=== Information provided ===

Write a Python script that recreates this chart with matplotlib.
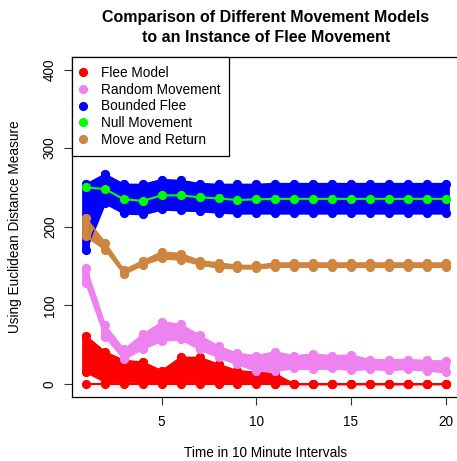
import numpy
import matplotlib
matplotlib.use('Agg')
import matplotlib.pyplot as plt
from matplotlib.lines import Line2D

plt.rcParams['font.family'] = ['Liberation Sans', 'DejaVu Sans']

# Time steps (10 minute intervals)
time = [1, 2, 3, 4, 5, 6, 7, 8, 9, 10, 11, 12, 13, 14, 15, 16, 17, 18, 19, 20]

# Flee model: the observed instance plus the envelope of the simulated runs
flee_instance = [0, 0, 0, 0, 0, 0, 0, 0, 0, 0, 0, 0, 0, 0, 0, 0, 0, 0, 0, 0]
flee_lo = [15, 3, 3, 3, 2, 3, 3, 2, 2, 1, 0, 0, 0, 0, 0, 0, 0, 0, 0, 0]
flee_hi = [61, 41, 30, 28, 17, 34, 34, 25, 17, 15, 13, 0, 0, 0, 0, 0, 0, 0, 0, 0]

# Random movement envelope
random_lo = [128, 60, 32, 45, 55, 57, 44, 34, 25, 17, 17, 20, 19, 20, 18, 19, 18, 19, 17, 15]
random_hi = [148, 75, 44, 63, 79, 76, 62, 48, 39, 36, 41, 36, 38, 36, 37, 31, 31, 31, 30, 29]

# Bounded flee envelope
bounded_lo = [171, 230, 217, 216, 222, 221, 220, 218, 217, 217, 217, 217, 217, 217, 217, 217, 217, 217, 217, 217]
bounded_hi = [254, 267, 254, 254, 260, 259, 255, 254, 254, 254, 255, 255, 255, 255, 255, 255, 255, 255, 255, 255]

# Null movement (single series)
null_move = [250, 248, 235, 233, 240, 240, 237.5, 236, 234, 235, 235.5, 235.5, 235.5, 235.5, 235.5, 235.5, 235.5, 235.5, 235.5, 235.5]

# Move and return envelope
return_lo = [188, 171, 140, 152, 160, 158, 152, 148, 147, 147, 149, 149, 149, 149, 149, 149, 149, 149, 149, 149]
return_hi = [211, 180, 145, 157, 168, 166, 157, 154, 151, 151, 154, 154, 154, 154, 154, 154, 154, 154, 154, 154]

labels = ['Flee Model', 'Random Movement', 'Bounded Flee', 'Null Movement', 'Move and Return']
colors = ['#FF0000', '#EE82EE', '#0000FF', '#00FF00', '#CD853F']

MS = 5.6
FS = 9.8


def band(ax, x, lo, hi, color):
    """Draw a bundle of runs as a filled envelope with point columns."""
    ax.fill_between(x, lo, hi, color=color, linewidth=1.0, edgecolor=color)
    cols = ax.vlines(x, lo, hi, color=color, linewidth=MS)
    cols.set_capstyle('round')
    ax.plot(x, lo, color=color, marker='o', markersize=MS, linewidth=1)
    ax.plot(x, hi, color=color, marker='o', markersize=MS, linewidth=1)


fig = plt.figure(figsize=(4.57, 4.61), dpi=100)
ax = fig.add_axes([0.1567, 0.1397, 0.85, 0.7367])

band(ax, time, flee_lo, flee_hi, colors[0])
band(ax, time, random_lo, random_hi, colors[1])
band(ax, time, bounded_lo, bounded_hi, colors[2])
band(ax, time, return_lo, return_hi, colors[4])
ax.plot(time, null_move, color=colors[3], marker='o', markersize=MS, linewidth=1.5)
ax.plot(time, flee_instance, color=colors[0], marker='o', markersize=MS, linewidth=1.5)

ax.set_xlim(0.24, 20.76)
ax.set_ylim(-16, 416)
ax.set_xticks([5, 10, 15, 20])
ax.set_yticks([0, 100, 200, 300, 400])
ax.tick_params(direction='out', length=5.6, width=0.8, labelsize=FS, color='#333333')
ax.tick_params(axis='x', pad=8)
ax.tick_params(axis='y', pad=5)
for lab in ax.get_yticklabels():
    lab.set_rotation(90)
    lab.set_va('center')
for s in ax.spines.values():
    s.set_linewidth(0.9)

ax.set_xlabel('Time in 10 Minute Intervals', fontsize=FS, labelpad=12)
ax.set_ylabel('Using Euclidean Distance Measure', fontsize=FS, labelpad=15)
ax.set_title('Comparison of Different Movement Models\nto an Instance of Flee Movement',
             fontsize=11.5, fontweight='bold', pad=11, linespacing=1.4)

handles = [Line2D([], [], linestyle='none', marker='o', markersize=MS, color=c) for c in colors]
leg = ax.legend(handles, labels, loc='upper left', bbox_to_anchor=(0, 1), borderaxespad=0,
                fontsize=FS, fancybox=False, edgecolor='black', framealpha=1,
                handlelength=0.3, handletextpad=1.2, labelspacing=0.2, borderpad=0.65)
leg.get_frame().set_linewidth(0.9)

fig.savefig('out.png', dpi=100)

===

■ **Prompt**:
All the lines above are to be reproduced exactly, except the pictures.

■ **Solved problem**:
Write a Python script that recreates this chart with matplotlib.
import numpy
import matplotlib
matplotlib.use('Agg')
import matplotlib.pyplot as plt
from matplotlib.lines import Line2D

plt.rcParams['font.family'] = ['Liberation Sans', 'DejaVu Sans']

# Time steps (10 minute intervals)
time = [1, 2, 3, 4, 5, 6, 7, 8, 9, 10, 11, 12, 13, 14, 15, 16, 17, 18, 19, 20]

# Flee model: the observed instance plus the envelope of the simulated runs
flee_instance = [0, 0, 0, 0, 0, 0, 0, 0, 0, 0, 0, 0, 0, 0, 0, 0, 0, 0, 0, 0]
flee_lo = [15, 3, 3, 3, 2, 3, 3, 2, 2, 1, 0, 0, 0, 0, 0, 0, 0, 0, 0, 0]
flee_hi = [61, 41, 30, 28, 17, 34, 34, 25, 17, 15, 13, 0, 0, 0, 0, 0, 0, 0, 0, 0]

# Random movement envelope
random_lo = [128, 60, 32, 45, 55, 57, 44, 34, 25, 17, 17, 20, 19, 20, 18, 19, 18, 19, 17, 15]
random_hi = [148, 75, 44, 63, 79, 76, 62, 48, 39, 36, 41, 36, 38, 36, 37, 31, 31, 31, 30, 29]

# Bounded flee envelope
bounded_lo = [171, 230, 217, 216, 222, 221, 220, 218, 217, 217, 217, 217, 217, 217, 217, 217, 217, 217, 217, 217]
bounded_hi = [254, 267, 254, 254, 260, 259, 255, 254, 254, 254, 255, 255, 255, 255, 255, 255, 255, 255, 255, 255]

# Null movement (single series)
null_move = [250, 248, 235, 233, 240, 240, 237.5, 236, 234, 235, 235.5, 235.5, 235.5, 235.5, 235.5, 235.5, 235.5, 235.5, 235.5, 235.5]

# Move and return envelope
return_lo = [188, 171, 140, 152, 160, 158, 152, 148, 147, 147, 149, 149, 149, 149, 149, 149, 149, 149, 149, 149]
return_hi = [211, 180, 145, 157, 168, 166, 157, 154, 151, 151, 154, 154, 154, 154, 154, 154, 154, 154, 154, 154]

labels = ['Flee Model', 'Random Movement', 'Bounded Flee', 'Null Movement', 'Move and Return']
colors = ['#FF0000', '#EE82EE', '#0000FF', '#00FF00', '#CD853F']

MS = 5.6
FS = 9.8


def band(ax, x, lo, hi, color):
    """Draw a bundle of runs as a filled envelope with point columns."""
    ax.fill_between(x, lo, hi, color=color, linewidth=1.0, edgecolor=color)
    cols = ax.vlines(x, lo, hi, color=color, linewidth=MS)
    cols.set_capstyle('round')
    ax.plot(x, lo, color=color, marker='o', markersize=MS, linewidth=1)
    ax.plot(x, hi, color=color, marker='o', markersize=MS, linewidth=1)


fig = plt.figure(figsize=(4.57, 4.61), dpi=100)
ax = fig.add_axes([0.1567, 0.1397, 0.85, 0.7367])

band(ax, time, flee_lo, flee_hi, colors[0])
band(ax, time, random_lo, random_hi, colors[1])
band(ax, time, bounded_lo, bounded_hi, colors[2])
band(ax, time, return_lo, return_hi, colors[4])
ax.plot(time, null_move, color=colors[3], marker='o', markersize=MS, linewidth=1.5)
ax.plot(time, flee_instance, color=colors[0], marker='o', markersize=MS, linewidth=1.5)

ax.set_xlim(0.24, 20.76)
ax.set_ylim(-16, 416)
ax.set_xticks([5, 10, 15, 20])
ax.set_yticks([0, 100, 200, 300, 400])
ax.tick_params(direction='out', length=5.6, width=0.8, labelsize=FS, color='#333333')
ax.tick_params(axis='x', pad=8)
ax.tick_params(axis='y', pad=5)
for lab in ax.get_yticklabels():
    lab.set_rotation(90)
    lab.set_va('center')
for s in ax.spines.values():
    s.set_linewidth(0.9)

ax.set_xlabel('Time in 10 Minute Intervals', fontsize=FS, labelpad=12)
ax.set_ylabel('Using Euclidean Distance Measure', fontsize=FS, labelpad=15)
ax.set_title('Comparison of Different Movement Models\nto an Instance of Flee Movement',
             fontsize=11.5, fontweight='bold', pad=11, linespacing=1.4)

handles = [Line2D([], [], linestyle='none', marker='o', markersize=MS, color=c) for c in colors]
leg = ax.legend(handles, labels, loc='upper left', bbox_to_anchor=(0, 1), borderaxespad=0,
                fontsize=FS, fancybox=False, edgecolor='black', framealpha=1,
                handlelength=0.3, handletextpad=1.2, labelspacing=0.2, borderpad=0.65)
leg.get_frame().set_linewidth(0.9)

fig.savefig('out.png', dpi=100)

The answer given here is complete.